Novela

El hombre indigno

Antonio Rabinad

12 marzo, 2000 01:00

Alba. Barcelona, 1999. 406 páginas, 2.500 pesetas

Es una narración de aprendizaje hecha con un sujeto real y enmarcada en una época precisa. De ahí su simultáneo valor de crónica viva. No es su fidelidad documental un mérito principal

"Soy y siempre seré un outsider literario", dice con su punta de orgullo Antonio Rabinad en las últimas páginas de El hombre indigno, una autobiografía parcial que va de su nacimiento en 1927 hasta 1956. Tiene razón. Publicó su primer cuento en 1948 y, desde entonces, ha dado regularmente libros que corren parejos con la trayectoria de los escritores del medio siglo, con algunos de los cuales, los Goytisolo o Matute, mantuvo amistad juvenil. Sin embargo, ha quedado fuera de este grupo porque, aunque comparte con él una semejante visión crítica de la realidad española, nunca se atuvo al enfoque objetivista preconizado por el realismo social. Al revés, sus páginas se contaminan de una tumultuosa subjetividad realzada por contenidos vivenciales directos y, por si fuera poco, por una prosa nada funcional.

Esos libros se han ido agregando como cuentas sueltas de una heptalogía incompleta, titulada Un reino de ladrillo. El fuerte peso de la memoria personal en los libros de la serie explica que ahora, casi como llevado por un impulso interno de su propia escritura, desemboque, sin salirse de la saga, en una narración de expreso memorialismo, libre de contenidos novelescos, aunque no imaginativos. Porque lo que en el fondo hace Rabinad es imaginar en clave cordial (emocional) su propia trayectoria como "hombre indigno". Con ello traza mediante pinceladas no poco expresionistas el retrato moral de uno de aquellos niños de la guerra, sacudidos por la violencia de la lucha y por la miseria de la postguerra. Todo eso lo hace, podríamos decir, siguiendo la pista de los "universales del sentimiento", por explicarlo con palabras de Machado, a quien cita repetidas veces.

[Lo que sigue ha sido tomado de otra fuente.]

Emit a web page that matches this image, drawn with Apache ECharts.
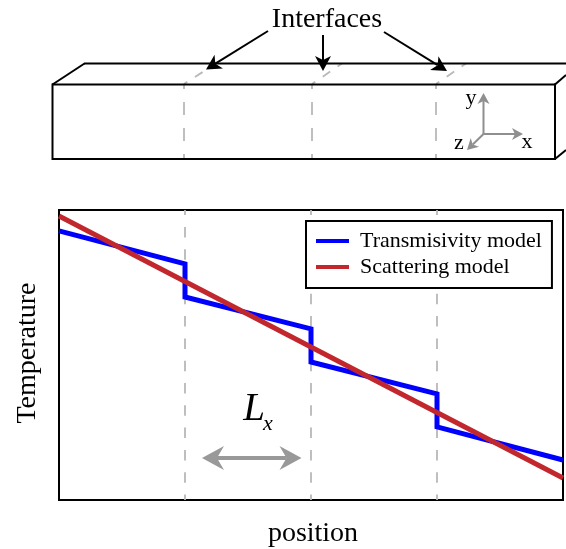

El título, que no me parece muy acertado, precisa una explicación. Lo de indigno se debe no a que el hombre retratado carezca de dignidad, o sea un pillo, o haya caído en alguna de las mezquindades propiciadas por tiempos de cruda amoralidad. Lo llama -o se llama- de tal modo por su sentimiento de no compartir el código de valores comunes de una sociedad pragmática, cínica y pobre. Esa postura no se debe a heroísmos ni a rebeldía ideológica, sino a un notarse aquí también, en la vida corriente, un outsider. El muchacho y el adulto andan un tanto como atolondrados entre necesidades materiales, miedos de incierto origen, trabajos rutinarios y, en fin, un vivir sin entender muy bien el misterioso destino de la especie.

Estamos, pues, ante una narración de aprendizaje hecha con un sujeto real y enmarcada en una época precisa. De ahí su simultáneo valor de crónica viva. Pero no es su fidelidad documental -apoyada por noticias del momento que encabezan algunos apartados- un mérito principal. Su acierto está en el modo de recrear la experiencia privada del escritor. Rabinad dispone una fragmentación del recuerdo en secuencias discontinuas de gran expresividad gracias en parte al talante creativo de la prosa. Esos a modo de mojones van iluminando parcelas significativas del camino de una vida. El recorrido total acoge una experiencia variada del dolor, matizado por alguna promesa como el descubrimiento de la mujer y por una sola feliz realidad, el ensimismamiento en la lectura.

Como crónica, El hombre indigno alcanza el sentido de un duro alegato. Tal vez el leitmotiv del relato sea la violencia física o moral: el asesinato del padre quizá por anarquistas, el abandono de la madre por los amigos del marido, el guardia que abofetea a un pobre, o la explosión del joven Rabinad ante el burócrata que quiere venderle un hueco en Cuelgamuros para enterrar al padre, en una escena concentrada, de intensidad conmovedora. La emocionalidad es justo el registro general desde el que se enfocan esos y otros sucesos. Por eso sus recuerdos tienen un efecto comunicativo grande, sin perder nada de fuerza revulsiva. Por ese camino se llega a un final un tanto visionario donde se cifra un sentido general del mundo muy pesimista, al borde mismo del radicalismo nihilista. De todas maneras, tal juicio surge de una visión posterior, del presente de la escritura, por lo que Rabinad está obligado a proseguir sus recuerdos hasta enlazar 1956 con ahora mismo.